Milton Keynes has unexpectedly become a household name and one of the UK’s top smart cities. It’s fast become an example what a deep commitment to the innovations and installations of smart technology in a city looks like. Milton Keynes is a leading developer of Industry 4.0 technology, attracting investors as they recognise the region as one of the fastest growing tech hubs. And, with the region’s recent investment from CityFibre, the town is on track to be Britain’s future IoT leader.
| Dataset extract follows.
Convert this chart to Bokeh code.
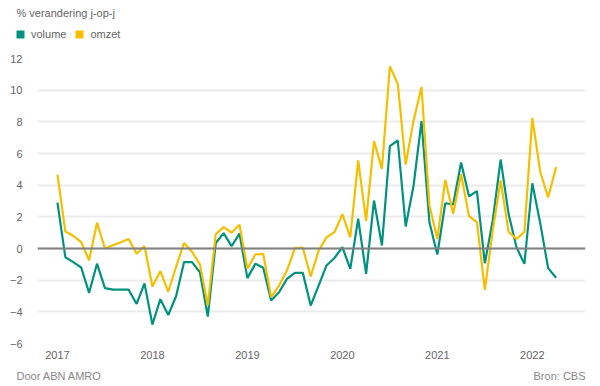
from bokeh.plotting import figure
from bokeh.layouts import column, row
from bokeh.models import Label, Legend, LegendItem, Span, FixedTicker, ColumnDataSource, Range1d
from bokeh.embed import file_html
from bokeh.resources import INLINE

start_year = 2017
volume = [2.9, -0.55, -0.86, -1.2, -2.8, -0.96, -2.5, -2.6, -2.6, -2.6, -3.5, -2.2,
          -4.8, -3.2, -4.2, -3.0, -0.86, -0.86, -1.5, -4.3, 0.35, 0.97, 0.15, 0.94,
          -1.87, -0.97, -1.22, -3.28, -2.76, -1.92, -1.54, -1.54, -3.6, -2.34, -1.07, -0.6,
          0.08, -1.28, 1.88, -1.6, 3.03, 0.19, 6.46, 6.82, 1.39, 3.98, 8.04, 1.66,
          -0.38, 2.86, 2.78, 5.43, 3.3, 3.62, -0.93, 1.77, 5.62, 2.19, 0.08, -0.97,
          4.12, 1.6, -1.24, -1.85]
omzet = [4.67, 1.07, 0.8, 0.4, -0.75, 1.63, 0.0, 0.2, 0.4, 0.6, -0.33, 0.15,
         -2.4, -1.43, -2.73, -1.15, 0.35, -0.2, -1.0, -3.6, 0.9, 1.35, 1.0, 1.5,
         -1.28, -0.38, -0.34, -3.07, -2.34, -1.39, 0.02, 0.05, -1.77, -0.13, 0.7, 1.03,
         2.17, 0.7, 5.56, 1.75, 6.78, 5.03, 11.5, 10.4, 5.3, 8.09, 10.2, 2.72,
         0.61, 4.34, 2.19, 4.7, 2.05, 1.66, -2.61, 1.14, 4.3, 1.05, 0.6, 1.05,
         8.25, 4.85, 3.22, 5.15]
year_ticks = [2017, 2018, 2019, 2020, 2021, 2022]
y_ticks = [-6, -4, -2, 0, 2, 4, 6, 8, 10, 12]
series_names = ["volume", "omzet"]
colors = ["#00927f", "#f5bf00"]
title_text = "% verandering j-op-j"
footer_left = "Door ABN AMRO"
footer_right = "Bron: CBS"

FONT = "Liberation Sans"
W = 600
NAN = float("nan")


def blank(height):
    f = figure(width=W, height=height, output_backend="svg", toolbar_location=None,
               x_axis_type=None, y_axis_type=None,
               x_range=Range1d(0, W), y_range=Range1d(height, 0),
               min_border=0)
    f.outline_line_color = None
    f.border_fill_color = "white"
    f.background_fill_color = "white"
    return f


# header: title + legend
head = blank(45)
head.add_layout(Label(x=16, y=12, text=title_text, text_font=FONT, text_font_size="11px",
                      text_color="#666666", text_baseline="middle"))
q1 = head.quad(left=[NAN], right=[NAN], top=[NAN], bottom=[NAN], fill_color=colors[0], line_color=None)
q2 = head.quad(left=[NAN], right=[NAN], top=[NAN], bottom=[NAN], fill_color=colors[1], line_color=None)
legend = Legend(items=[LegendItem(label=series_names[0], renderers=[q1]),
                       LegendItem(label=series_names[1], renderers=[q2])],
                orientation="horizontal", location=(15, 5),
                glyph_width=10, glyph_height=10, label_height=10, label_standoff=6, spacing=8,
                padding=0, margin=0, border_line_color=None, background_fill_alpha=0,
                label_text_font=FONT, label_text_font_size="11px", label_text_color="#666666")
head.add_layout(legend, "center")

# main chart
months = [start_year + i / 12 for i in range(len(volume))]
src = ColumnDataSource(dict(x=months, volume=volume, omzet=omzet))

p = figure(width=W, height=320, output_backend="svg", toolbar_location=None,
           x_range=(2016.79, 2022.56), y_range=(-6, 12),
           min_border_left=37, min_border_right=15, min_border_top=13, min_border_bottom=22)
p.outline_line_color = None
p.background_fill_color = "white"
p.border_fill_color = "white"
p.xgrid.grid_line_color = None
p.ygrid.grid_line_color = "#ebebeb"
p.ygrid.grid_line_width = 2
p.yaxis.ticker = FixedTicker(ticks=y_ticks)
p.xaxis.ticker = FixedTicker(ticks=year_ticks)
for ax in (p.xaxis[0], p.yaxis[0]):
    ax.axis_line_color = None
    ax.major_tick_line_color = None
    ax.minor_tick_line_color = None
    ax.major_label_text_font = FONT
    ax.major_label_text_font_size = "11px"
    ax.major_label_text_color = "#666666"
p.xaxis.major_label_standoff = 1
p.yaxis.major_label_standoff = 9

p.add_layout(Span(location=0, dimension="width", line_color="#808080", line_width=2))
p.line("x", "volume", source=src, line_color=colors[0], line_width=2.2)
p.line("x", "omzet", source=src, line_color=colors[1], line_width=2.2)

# footer
foot = blank(21)
foot.add_layout(Label(x=16, y=10, text=footer_left, text_font=FONT, text_font_size="11px",
                      text_color="#888888", text_baseline="middle"))
foot.add_layout(Label(x=585, y=10, text=footer_right, text_font=FONT, text_font_size="11px",
                      text_color="#888888", text_baseline="middle", text_align="right"))

layout = column(row(head), p, row(foot), spacing=0)
open("out.html", "w").write(file_html(layout, INLINE))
The Cambridge-Milton Keynes-Oxford expressway and the new Varsity Rail Line have the potential to magnify economic growth in the Golden Triangle region as improved infrastructure, reducing commuting times to support business growth, while also boosting the regions’ logistics connectivity.
industry 4.0 in evidence
Bidwells’ Partner and Head of the Industrial and Logistics Team, Patrick Stanton, said“our region is at the forefront of Industry 4.0. Across the manufacturing sector occupiers clearly see opportunities for cost savings – and automated technologies obviously mean less manual labour – but our region demonstrates the increased demand for more high-tech skills.”
Stanton adds that software advances that aid packing and distribution are already having an impact.“Occupiers are seeing the possibilities of employing automated technology to enable them to store goods and products at a greater height than ever before,” he said. “There is a view in the sector that ‘you don’t pay for height’ because if you can build an industrial shed higher and create more usable space without increasing the overall floorspace.”
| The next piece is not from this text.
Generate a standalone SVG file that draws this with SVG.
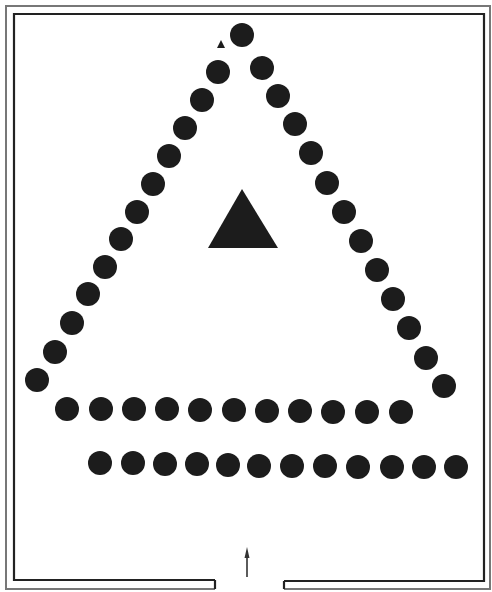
<svg xmlns="http://www.w3.org/2000/svg" width="492" height="592" viewBox="0 0 492 592">
<style>
.wo{fill:none;stroke:#777;stroke-width:2}
.wi{fill:none;stroke:#222;stroke-width:2.2}
.d{fill:#1c1c1c}
</style>
<rect width="492" height="592" fill="#fff"/>
<g id="walls">
<path class="wo" d="M215,589 H6 V6 H490 V589 H284"/>
<path class="wi" d="M215,580 H14 V14 H484 V581 H284"/>
<path class="wi" d="M215,580 V589 M284,581 V589"/>
</g>
<g id="arrow" stroke="#333" fill="#333">
<line x1="247" y1="556" x2="247" y2="577" stroke-width="1.6"/>
<polygon points="247,547 244.5,558 249.5,558" stroke="none"/>
</g>
<g id="centre-triangle"><polygon class="d" points="242,189 208,248 278,248"/></g>
<g id="small-triangle"><polygon class="d" points="221,40 217,48 225,48"/></g>
<g id="dots-left" class="d">
<circle cx="242" cy="35" r="12"/>
<circle cx="218" cy="72" r="12"/>
<circle cx="202" cy="100" r="12"/>
<circle cx="185" cy="128" r="12"/>
<circle cx="169" cy="156" r="12"/>
<circle cx="153" cy="184" r="12"/>
<circle cx="137" cy="212" r="12"/>
<circle cx="121" cy="239" r="12"/>
<circle cx="105" cy="267" r="12"/>
<circle cx="88" cy="294" r="12"/>
<circle cx="72" cy="323" r="12"/>
<circle cx="55" cy="352" r="12"/>
<circle cx="37" cy="380" r="12"/>
</g>
<g id="dots-right" class="d">
<circle cx="262" cy="68" r="12"/>
<circle cx="278" cy="96" r="12"/>
<circle cx="295" cy="124" r="12"/>
<circle cx="311" cy="153" r="12"/>
<circle cx="327" cy="183" r="12"/>
<circle cx="344" cy="212" r="12"/>
<circle cx="361" cy="241" r="12"/>
<circle cx="377" cy="270" r="12"/>
<circle cx="393" cy="299" r="12"/>
<circle cx="409" cy="328" r="12"/>
<circle cx="426" cy="358" r="12"/>
<circle cx="444" cy="386" r="12"/>
</g>
<g id="row-1" class="d">
<circle cx="67" cy="409" r="12"/>
<circle cx="101" cy="409" r="12"/>
<circle cx="134" cy="409" r="12"/>
<circle cx="167" cy="409" r="12"/>
<circle cx="200" cy="410" r="12"/>
<circle cx="234" cy="410" r="12"/>
<circle cx="267" cy="411" r="12"/>
<circle cx="300" cy="411" r="12"/>
<circle cx="333" cy="412" r="12"/>
<circle cx="367" cy="412" r="12"/>
<circle cx="401" cy="412" r="12"/>
</g>
<g id="row-2" class="d">
<circle cx="100" cy="463" r="12"/>
<circle cx="133" cy="463" r="12"/>
<circle cx="165" cy="464" r="12"/>
<circle cx="197" cy="464" r="12"/>
<circle cx="228" cy="465" r="12"/>
<circle cx="259" cy="466" r="12"/>
<circle cx="292" cy="466" r="12"/>
<circle cx="325" cy="466" r="12"/>
<circle cx="358" cy="467" r="12"/>
<circle cx="392" cy="467" r="12"/>
<circle cx="424" cy="467" r="12"/>
<circle cx="456" cy="467" r="12"/>
</g>
</svg>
“There is no doubt that if you get the automation right, then there are savings to be had. The food industry is embracing automation fastest as they are seeking out a digital audit trail for their supply chains.”
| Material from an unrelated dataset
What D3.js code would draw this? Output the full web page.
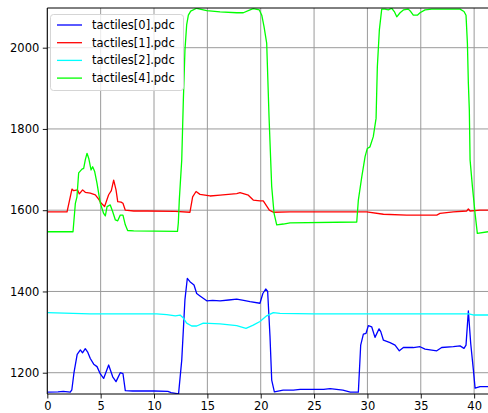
<!DOCTYPE html>
<html>
<head>
<meta charset="utf-8">
<script src="https://cdn.jsdelivr.net/npm/d3@7"></script>
<style>
body{margin:0;background:#fff;}
svg{display:block;font-family:"DejaVu Sans",sans-serif;}
</style>
</head>
<body>
<script>
// series values, [time, value]
let tact0=[[0,1152],[1,1153],[1.5,1154],[2.15,1152],[2.3,1158],[2.5,1200],[2.8,1245],[3.1,1256],[3.3,1249],[3.56,1259],[3.8,1250],[4.03,1235],[4.35,1221],[4.66,1215],[4.97,1197],[5.28,1186],[5.75,1219],[6.13,1190],[6.44,1178],[6.84,1200],[7.09,1198],[7.31,1156],[8,1155],[9,1155],[10,1155],[11.3,1154],[11.6,1151],[12.3,1148],[12.6,1231],[12.9,1380],[13.12,1432],[13.37,1424],[13.75,1416],[14.0,1395],[14.31,1389],[14.94,1377],[15.5,1378],[16.19,1377],[17,1379],[17.75,1381],[18.4,1378],[19.0,1375],[19.93,1371],[20.2,1395],[20.47,1406],[20.65,1400],[20.87,1289],[21.03,1182],[21.28,1153],[22.1,1157],[23.06,1157],[23.7,1159],[25.9,1159],[26.5,1161],[27.7,1157],[28.4,1152],[29.15,1152],[29.37,1268],[29.62,1295],[29.87,1297],[30.09,1316],[30.4,1313],[30.71,1287],[31.09,1308],[31.25,1301],[31.5,1280],[32.12,1274],[32.59,1268],[32.99,1254],[33.37,1262],[34.3,1262],[34.93,1264],[35.4,1258],[36.5,1254],[36.96,1262],[38.05,1264],[38.68,1266],[39.05,1260],[39.24,1268],[39.46,1352],[39.68,1272],[39.93,1207],[40.09,1162],[40.55,1166],[41.3,1166]];

let tact1=[[0,1596],[1.85,1596],[2.31,1652],[2.47,1648],[2.84,1650],[3.0,1640],[3.31,1650],[3.56,1644],[4.03,1642],[4.5,1638],[4.81,1627],[5.06,1617],[5.37,1609],[5.75,1638],[6.0,1648],[6.22,1674],[6.44,1650],[6.6,1621],[6.91,1620],[7.09,1617],[7.31,1600],[8.1,1598],[9.35,1598],[12,1597],[13.37,1595],[13.62,1633],[13.94,1646],[14.31,1639],[15.25,1635],[16.19,1637],[17.75,1641],[18.06,1643],[18.84,1637],[19.3,1625],[19.93,1623],[20.24,1623],[20.81,1600],[21.18,1595],[22.75,1596],[26,1596],[29.93,1596],[31.5,1590],[33.68,1588],[36.5,1588],[36.8,1592],[38.05,1596],[39.3,1598],[39.46,1603],[39.62,1598],[40.55,1600],[41.3,1600]];

let tact2=[[0,1348],[4,1345],[10.25,1345],[11.2,1343],[12,1340],[12.44,1342],[12.7,1336],[13.06,1322],[13.53,1315],[14.0,1315],[14.62,1322],[16.19,1320],[17.75,1316],[18.62,1309],[19.3,1317],[19.93,1326],[20.56,1340],[21.18,1348],[21.8,1346],[25,1345],[30,1345],[35,1345],[39.5,1345],[40,1342],[41.3,1342]];

let tact4=[[0,1547],[2.41,1547],[2.63,1617],[2.78,1633],[2.94,1692],[3.25,1701],[3.41,1703],[3.56,1724],[3.72,1740],[3.88,1728],[4.1,1699],[4.25,1707],[4.44,1695],[4.66,1666],[4.81,1642],[4.97,1617],[5.28,1592],[5.44,1586],[5.6,1609],[5.9,1613],[6.13,1596],[6.38,1576],[6.6,1574],[6.84,1588],[7.09,1588],[7.31,1564],[7.53,1550],[8.1,1549],[12.2,1548],[12.28,1569],[12.37,1625],[12.6,1724],[12.75,1871],[12.9,1994],[13.06,2056],[13.22,2080],[13.44,2090],[14.0,2097],[14.31,2095],[14.94,2091],[16.19,2088],[17.75,2086],[18.37,2086],[19.0,2093],[19.3,2096],[19.87,2093],[20.1,2080],[20.31,2052],[20.56,2011],[20.78,1830],[21.03,1658],[21.25,1592],[21.5,1564],[22.12,1566],[22.75,1569],[29.0,1571],[29.15,1625],[29.47,1682],[29.78,1732],[29.99,1752],[30.24,1756],[30.55,1781],[30.81,1826],[30.93,1953],[31.12,2044],[31.34,2095],[31.65,2095],[31.96,2093],[32.28,2097],[32.52,2089],[32.75,2076],[33.06,2086],[33.37,2093],[33.83,2095],[34.06,2089],[34.3,2080],[34.68,2080],[34.93,2086],[35.4,2093],[36.03,2095],[37.1,2095],[38.68,2095],[39.05,2089],[39.24,2080],[39.37,2011],[39.46,1912],[39.55,1847],[39.62,1724],[39.84,1658],[40.09,1592],[40.3,1543],[41.3,1547]];

let names=["tactiles[0].pdc","tactiles[1].pdc","tactiles[2].pdc","tactiles[4].pdc"];
let cols=["#0000ff","#ff0000","#00ffff","#00ff00"];
let xTicks=[0,5,10,15,20,25,30,35,40];
let yTicks=[1200,1400,1600,1800,2000];

let w=488,h=413;
let padL=47.3,padR=488,padT=8,padB=394;

let svg=d3.select("body").append("svg").attr("width",w).attr("height",h);

let x=d3.scaleLinear().domain([0,41.3]).range([padL,padR]);
let y=d3.scaleLinear().domain([1147.6,2097.7]).range([padB,padT]);

svg.append("defs").append("clipPath").attr("id","clip")
  .append("rect").attr("x",padL).attr("y",padT).attr("width",padR-padL).attr("height",padB-padT);

// grid
let grid=svg.append("g");
grid.selectAll(".gx").data(xTicks).enter().append("line")
  .attr("x1",d=>x(d)).attr("x2",d=>x(d)).attr("y1",padT).attr("y2",padB)
  .attr("stroke","#9a9a9a").attr("stroke-width",1);
grid.selectAll(".gy").data(yTicks).enter().append("line")
  .attr("x1",padL).attr("x2",padR).attr("y1",d=>y(d)).attr("y2",d=>y(d))
  .attr("stroke","#9a9a9a").attr("stroke-width",1);

// lines
let line=d3.line().x(d=>x(d[0])).y(d=>y(d[1]));
let series=[tact0,tact1,tact2,tact4];
let plot=svg.append("g").attr("clip-path","url(#clip)");
series.forEach((s,i)=>{
  plot.append("path").datum(s).attr("d",line).attr("fill","none")
    .attr("stroke",cols[i]).attr("stroke-width",1.3).attr("stroke-linejoin","round");
});

// axes
let xAxis=d3.axisBottom(x).tickValues(xTicks).tickSize(4.5).tickPadding(3.5).tickFormat(d3.format("d"));
let yAxis=d3.axisLeft(y).tickValues(yTicks).tickSize(4.5).tickPadding(3.5).tickFormat(d3.format("d"));
let gx=svg.append("g").attr("transform","translate(0,"+padB+")").call(xAxis);
let gy=svg.append("g").attr("transform","translate("+padL+",0)").call(yAxis);
[gx,gy].forEach(g=>{
  g.select(".domain").remove();
  g.selectAll("text").style("font","11.5px 'DejaVu Sans'").attr("fill","#000");
  g.selectAll("line").attr("stroke","#000").attr("stroke-width",0.9);
});

// spines
svg.append("line").attr("x1",padL).attr("x2",padL).attr("y1",padT).attr("y2",padB).attr("stroke","#000").attr("stroke-width",1);
svg.append("line").attr("x1",padL).attr("x2",padR).attr("y1",padB).attr("y2",padB).attr("stroke","#000").attr("stroke-width",1);
svg.append("line").attr("x1",padL).attr("x2",padR).attr("y1",padT).attr("y2",padT).attr("stroke","#000").attr("stroke-width",1);

// legend
let leg=svg.append("g");
leg.append("rect").attr("x",50.5).attr("y",14.5).attr("width",133).attr("height",76).attr("rx",3)
  .attr("fill","#fff").attr("fill-opacity",0.8).attr("stroke","#d5d5d5");
names.forEach((n,i)=>{
  let cy=25+i*17.7;
  leg.append("line").attr("x1",57).attr("x2",82).attr("y1",cy).attr("y2",cy)
    .attr("stroke",cols[i]).attr("stroke-width",1.3);
  leg.append("text").attr("x",92).attr("y",cy+4).text(n)
    .style("font","11.5px 'DejaVu Sans'").attr("fill","#000");
});
</script>
</body>
</html>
One example is The Yearsley Group, who have recently started construction on a fully-automated 35m high warehouse at Gateway, Peterborough costing £65 million. Stanton, who sold the 20-acre site to Yearsley said: “A fully automated system takes pallets from a high ceiling area to the floor level and distributes them from there. Building size and design will change over time as automation becomes more common and this will mean more storage capacity.”
Stanton points to what is speculated to be the biggest industrial shed development in the sector, the 22m high Altitude development in Milton Keynes: ”This is a clear sign of the direction the market is going in,” he said.
Stanton notes “Industry 4.0 is impacting the industrial property sector, but how it will evolve is still difficult to predict. There is no doubt that automation is going to increase, but there are no standard models for how occupiers are adapting to these Industry 4.0 trends. Everyone has their own unique supply chain.”
A sufficient supply of industrial space will be a key player in the success of manufacturing, assembling, delivering and storing these IDT’s, not to mention the thousands of employees who will be drawn to, and employed by, the fast-moving sector.
The potential is clear to see in current market trends. In 2017, industrial and commercial property in Oxford, Cambridge and Milton Keynes boomed despite Brexit fears. Industrial rents continued strong growth across the Golden Triangle in the last six months of 2017, and Cambridgeshire led the way with growth of 13.6% in 2017.